(THE PROBLEM) Reproduce the full listing below unchanged, apart from the pictures.

begin DATA EXTRACT

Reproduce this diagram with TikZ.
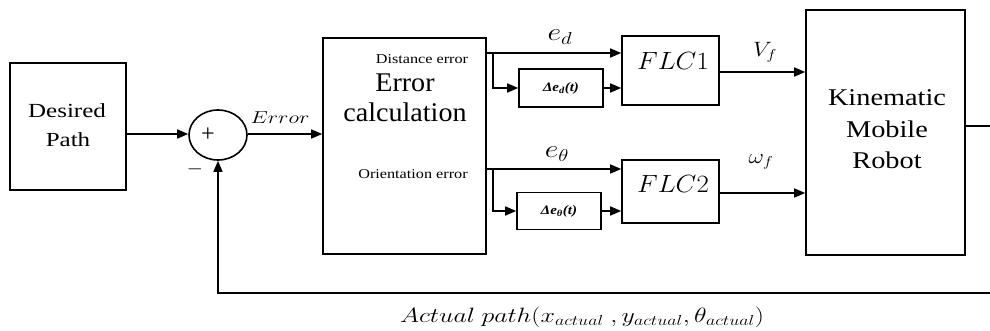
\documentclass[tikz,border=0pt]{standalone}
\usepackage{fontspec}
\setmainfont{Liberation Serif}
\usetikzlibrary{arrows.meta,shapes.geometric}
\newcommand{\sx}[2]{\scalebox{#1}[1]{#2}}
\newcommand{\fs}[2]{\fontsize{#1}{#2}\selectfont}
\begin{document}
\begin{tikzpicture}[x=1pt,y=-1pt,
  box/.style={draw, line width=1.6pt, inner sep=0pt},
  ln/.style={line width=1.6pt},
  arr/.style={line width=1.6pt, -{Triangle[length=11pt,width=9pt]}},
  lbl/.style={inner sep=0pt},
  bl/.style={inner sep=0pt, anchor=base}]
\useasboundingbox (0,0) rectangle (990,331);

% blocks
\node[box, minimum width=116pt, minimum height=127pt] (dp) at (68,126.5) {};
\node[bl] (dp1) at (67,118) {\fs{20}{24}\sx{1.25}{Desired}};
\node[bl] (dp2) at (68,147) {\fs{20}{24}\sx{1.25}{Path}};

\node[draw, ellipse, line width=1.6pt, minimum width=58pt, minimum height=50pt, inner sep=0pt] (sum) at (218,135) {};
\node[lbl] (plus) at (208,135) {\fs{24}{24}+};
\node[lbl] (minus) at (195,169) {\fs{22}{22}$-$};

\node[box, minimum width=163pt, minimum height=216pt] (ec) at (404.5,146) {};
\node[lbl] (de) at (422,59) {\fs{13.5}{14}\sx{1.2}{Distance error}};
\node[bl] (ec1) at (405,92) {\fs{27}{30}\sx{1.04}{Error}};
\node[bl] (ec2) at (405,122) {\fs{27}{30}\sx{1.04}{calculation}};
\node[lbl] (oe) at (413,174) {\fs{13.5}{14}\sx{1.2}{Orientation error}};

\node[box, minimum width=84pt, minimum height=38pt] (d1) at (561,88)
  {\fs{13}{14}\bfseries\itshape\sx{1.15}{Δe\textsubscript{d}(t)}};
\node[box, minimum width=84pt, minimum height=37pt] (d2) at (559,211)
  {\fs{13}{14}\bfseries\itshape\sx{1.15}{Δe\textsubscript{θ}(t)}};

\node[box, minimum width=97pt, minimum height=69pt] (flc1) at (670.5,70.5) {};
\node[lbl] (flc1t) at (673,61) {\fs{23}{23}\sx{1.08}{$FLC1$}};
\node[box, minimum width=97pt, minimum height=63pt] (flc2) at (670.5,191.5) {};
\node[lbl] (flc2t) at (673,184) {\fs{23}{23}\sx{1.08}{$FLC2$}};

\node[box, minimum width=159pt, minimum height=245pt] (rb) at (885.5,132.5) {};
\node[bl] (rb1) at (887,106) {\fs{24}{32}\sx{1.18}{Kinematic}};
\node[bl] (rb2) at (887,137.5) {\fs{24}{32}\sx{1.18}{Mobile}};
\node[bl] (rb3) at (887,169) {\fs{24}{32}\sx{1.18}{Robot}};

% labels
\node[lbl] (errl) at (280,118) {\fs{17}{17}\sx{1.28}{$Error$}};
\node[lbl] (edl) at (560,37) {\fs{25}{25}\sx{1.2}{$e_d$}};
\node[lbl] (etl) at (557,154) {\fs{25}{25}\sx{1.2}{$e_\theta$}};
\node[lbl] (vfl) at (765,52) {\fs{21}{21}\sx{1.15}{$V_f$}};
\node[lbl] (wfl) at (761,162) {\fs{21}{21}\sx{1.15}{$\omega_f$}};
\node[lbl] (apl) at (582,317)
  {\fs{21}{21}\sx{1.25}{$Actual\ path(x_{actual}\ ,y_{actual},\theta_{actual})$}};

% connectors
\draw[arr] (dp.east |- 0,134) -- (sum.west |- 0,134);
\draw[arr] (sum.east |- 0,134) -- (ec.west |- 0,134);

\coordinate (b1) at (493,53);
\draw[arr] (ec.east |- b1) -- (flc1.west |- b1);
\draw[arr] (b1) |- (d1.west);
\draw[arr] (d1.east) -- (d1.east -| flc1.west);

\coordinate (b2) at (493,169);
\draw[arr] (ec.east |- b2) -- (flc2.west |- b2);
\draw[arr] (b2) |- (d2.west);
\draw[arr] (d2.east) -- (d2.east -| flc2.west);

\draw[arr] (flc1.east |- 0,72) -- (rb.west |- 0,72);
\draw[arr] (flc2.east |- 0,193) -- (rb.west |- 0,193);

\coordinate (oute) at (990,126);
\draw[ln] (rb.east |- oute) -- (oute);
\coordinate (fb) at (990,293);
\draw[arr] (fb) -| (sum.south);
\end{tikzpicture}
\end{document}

end DATA EXTRACT

(EXERCISE ANSWER)
Reproduce this diagram with TikZ.
\documentclass[tikz,border=0pt]{standalone}
\usepackage{fontspec}
\setmainfont{Liberation Serif}
\usetikzlibrary{arrows.meta,shapes.geometric}
\newcommand{\sx}[2]{\scalebox{#1}[1]{#2}}
\newcommand{\fs}[2]{\fontsize{#1}{#2}\selectfont}
\begin{document}
\begin{tikzpicture}[x=1pt,y=-1pt,
  box/.style={draw, line width=1.6pt, inner sep=0pt},
  ln/.style={line width=1.6pt},
  arr/.style={line width=1.6pt, -{Triangle[length=11pt,width=9pt]}},
  lbl/.style={inner sep=0pt},
  bl/.style={inner sep=0pt, anchor=base}]
\useasboundingbox (0,0) rectangle (990,331);

% blocks
\node[box, minimum width=116pt, minimum height=127pt] (dp) at (68,126.5) {};
\node[bl] (dp1) at (67,118) {\fs{20}{24}\sx{1.25}{Desired}};
\node[bl] (dp2) at (68,147) {\fs{20}{24}\sx{1.25}{Path}};

\node[draw, ellipse, line width=1.6pt, minimum width=58pt, minimum height=50pt, inner sep=0pt] (sum) at (218,135) {};
\node[lbl] (plus) at (208,135) {\fs{24}{24}+};
\node[lbl] (minus) at (195,169) {\fs{22}{22}$-$};

\node[box, minimum width=163pt, minimum height=216pt] (ec) at (404.5,146) {};
\node[lbl] (de) at (422,59) {\fs{13.5}{14}\sx{1.2}{Distance error}};
\node[bl] (ec1) at (405,92) {\fs{27}{30}\sx{1.04}{Error}};
\node[bl] (ec2) at (405,122) {\fs{27}{30}\sx{1.04}{calculation}};
\node[lbl] (oe) at (413,174) {\fs{13.5}{14}\sx{1.2}{Orientation error}};

\node[box, minimum width=84pt, minimum height=38pt] (d1) at (561,88)
  {\fs{13}{14}\bfseries\itshape\sx{1.15}{Δe\textsubscript{d}(t)}};
\node[box, minimum width=84pt, minimum height=37pt] (d2) at (559,211)
  {\fs{13}{14}\bfseries\itshape\sx{1.15}{Δe\textsubscript{θ}(t)}};

\node[box, minimum width=97pt, minimum height=69pt] (flc1) at (670.5,70.5) {};
\node[lbl] (flc1t) at (673,61) {\fs{23}{23}\sx{1.08}{$FLC1$}};
\node[box, minimum width=97pt, minimum height=63pt] (flc2) at (670.5,191.5) {};
\node[lbl] (flc2t) at (673,184) {\fs{23}{23}\sx{1.08}{$FLC2$}};

\node[box, minimum width=159pt, minimum height=245pt] (rb) at (885.5,132.5) {};
\node[bl] (rb1) at (887,106) {\fs{24}{32}\sx{1.18}{Kinematic}};
\node[bl] (rb2) at (887,137.5) {\fs{24}{32}\sx{1.18}{Mobile}};
\node[bl] (rb3) at (887,169) {\fs{24}{32}\sx{1.18}{Robot}};

% labels
\node[lbl] (errl) at (280,118) {\fs{17}{17}\sx{1.28}{$Error$}};
\node[lbl] (edl) at (560,37) {\fs{25}{25}\sx{1.2}{$e_d$}};
\node[lbl] (etl) at (557,154) {\fs{25}{25}\sx{1.2}{$e_\theta$}};
\node[lbl] (vfl) at (765,52) {\fs{21}{21}\sx{1.15}{$V_f$}};
\node[lbl] (wfl) at (761,162) {\fs{21}{21}\sx{1.15}{$\omega_f$}};
\node[lbl] (apl) at (582,317)
  {\fs{21}{21}\sx{1.25}{$Actual\ path(x_{actual}\ ,y_{actual},\theta_{actual})$}};

% connectors
\draw[arr] (dp.east |- 0,134) -- (sum.west |- 0,134);
\draw[arr] (sum.east |- 0,134) -- (ec.west |- 0,134);

\coordinate (b1) at (493,53);
\draw[arr] (ec.east |- b1) -- (flc1.west |- b1);
\draw[arr] (b1) |- (d1.west);
\draw[arr] (d1.east) -- (d1.east -| flc1.west);

\coordinate (b2) at (493,169);
\draw[arr] (ec.east |- b2) -- (flc2.west |- b2);
\draw[arr] (b2) |- (d2.west);
\draw[arr] (d2.east) -- (d2.east -| flc2.west);

\draw[arr] (flc1.east |- 0,72) -- (rb.west |- 0,72);
\draw[arr] (flc2.east |- 0,193) -- (rb.west |- 0,193);

\coordinate (oute) at (990,126);
\draw[ln] (rb.east |- oute) -- (oute);
\coordinate (fb) at (990,293);
\draw[arr] (fb) -| (sum.south);
\end{tikzpicture}
\end{document}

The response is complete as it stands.